Uganda air force remains the lynchpin in the country's strategic defence by deterring threats and winning wars.
Location of Headquarter: Entebbe, Uganda

There is ample evidence that the force has played its crucial role in the pursuit of its stated mission.

  1. Building of a standard well trained officer and men core capable of adequately contributing to the fulfillment of the Uganda Air Force Mission and supporting regional campaigns.
  2. Participation in regional peace missions including AMISOM, and task Force operations in South Sudan
  3. Provision of support to the Land Forces in the defeat of 27 rebel groups in Uganda since 1986. The ability to identify and hit targets over long distances was more recently demonstrated when the forces destroyed LRA bases in DR Congo.
  4. Provision of support to the Land Forces in the nearly accomplished operations to disarm Kalamajong Warriors.
  5. Its swiftness in evacuating causalities and in assisting civil authorities in search and rescue missions is commendable. The force earned the people's praise in relief missions to Teso when the region was devastated by floods. The itinerary of success is lengthy.
The Uganda Air force's mission and vision are in consonance with the country's comprehensive Defence policy, especially in threats analysis, given the fact that we are a landlocked country. Uganda Air force is conscious of the fact that any threats to countries that constitute Uganda's lifelines to the seas are threats to Uganda and this forms a basic ingredient of Uganda's strategic Defence posture.

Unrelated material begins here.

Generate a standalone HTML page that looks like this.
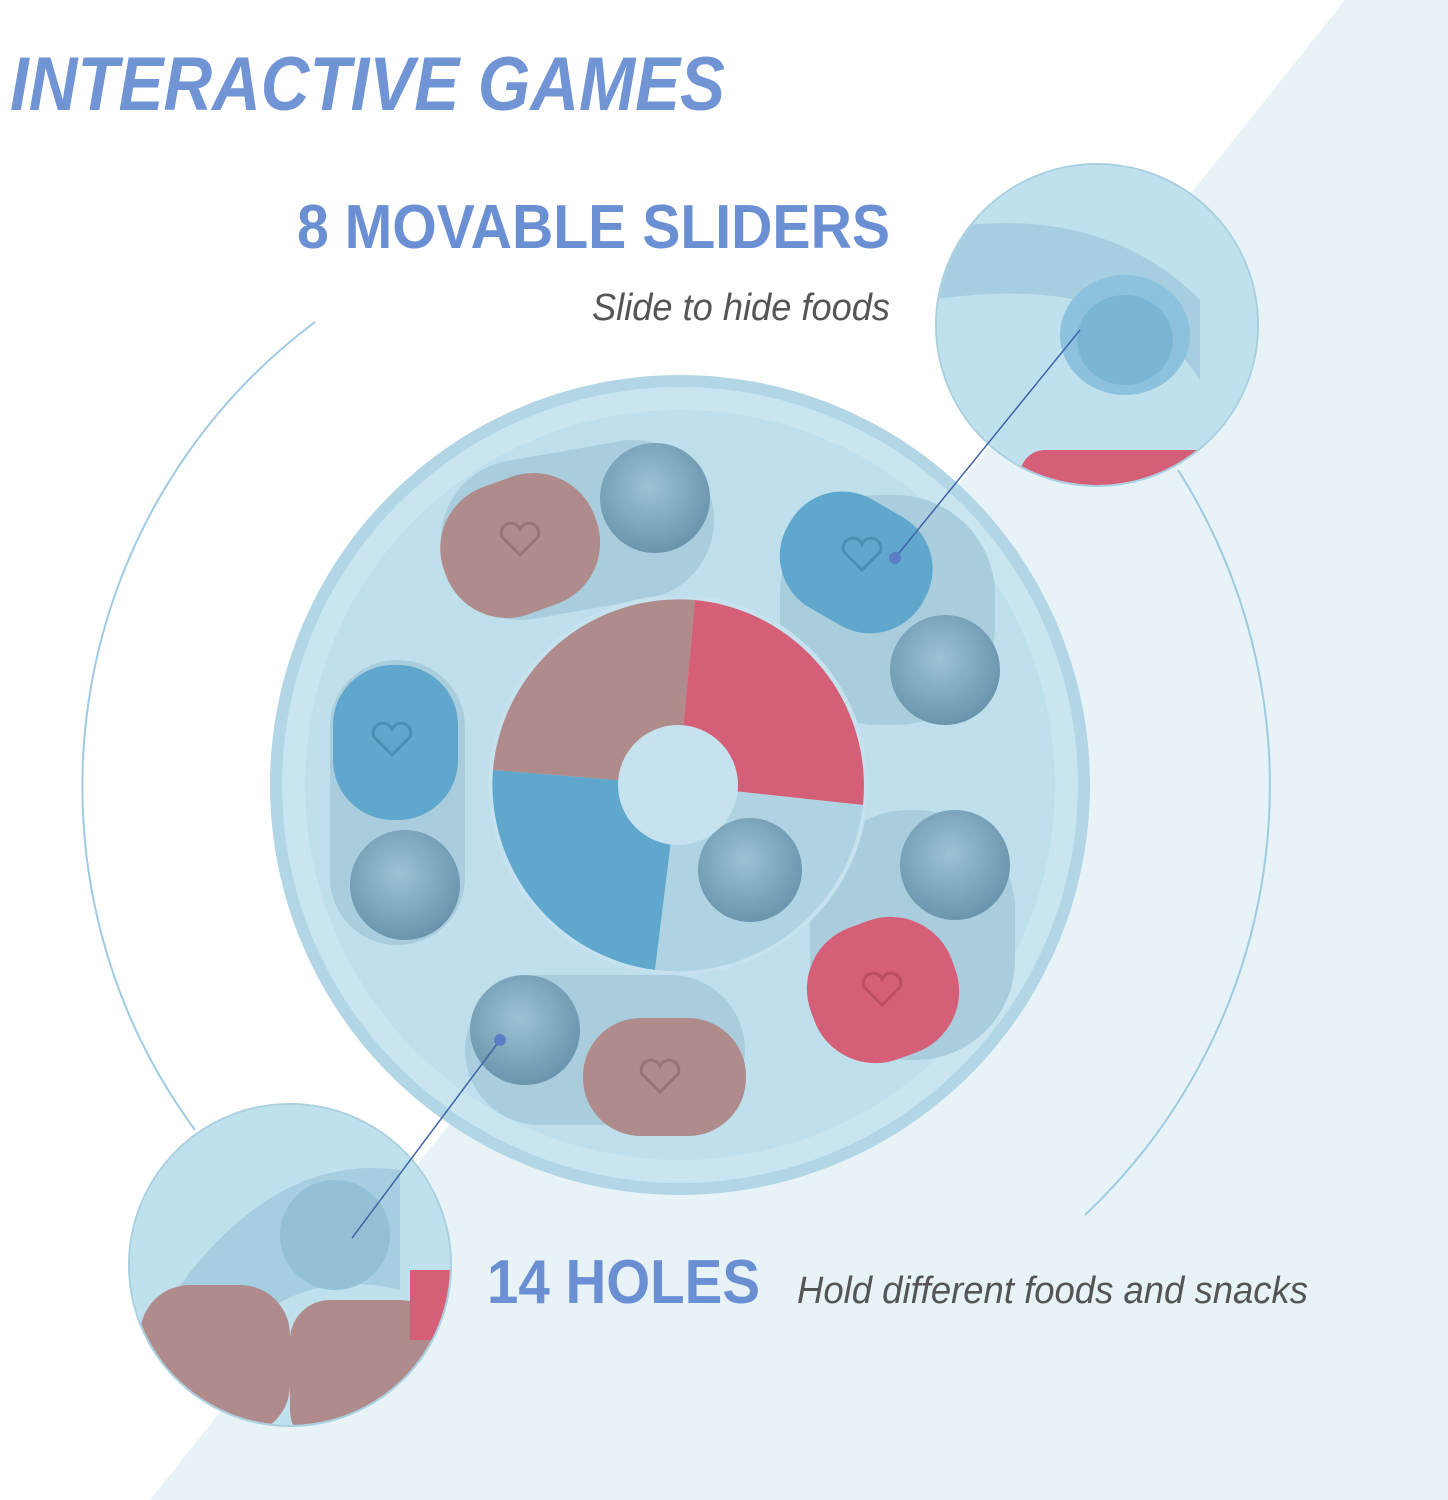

  1. Defending Uganda's Airspace and supporting own land forces wherever they are.
  2. Destroying strategic enemy positions.
  3. Providing VIP transport
  4. Peace support missions and relief in the event of natural disasters.
  5. All the other duties of UPDF as per Article 208 of the constitution of the Republic of Uganda.

A Big part of the aviation component in Mogadishu under AMISOM is drawn from Uganda Air forces. They closely work with UNSOA and Somalia Civil Aviation and Metrological Authority to ensure quality service delivery and promotion of international standards in Somali Airspace and Airports.

At the time of UGABAG I (Uganda battle group 1) there aviation industry in Somalia was mostly related to aircraft delivering khat ('mairungi').

Since the inception of fight against the Al shabaab, aviation component has been significant in supporting the mission in various aspects Airports in Somalia.

Currently Uganda's Aviation component operates in the following places in Somalia;

  1. Manning Mogadishu international air port.
  2. Manning Baidoa airport.
  3. Manning Balidoogle airbase
  4. Manning Beletywene air port.

The following activities are conducted by Ugandan aviation component in Somalia;

  1. Air traffic control.
  2. Aviation security including manning of the International Airport. All access points to the airport are manned by aviation security staffs.

The presence of AMISOM that has been for long dominated by Uganda has seen improvement of not only the internal flights but also increased number of International Flights especially to and out of Mogadishu International Airport with over fifty flights in a day and operation time extended to dusk from the 0900hrs to 1200hrs a few years ago.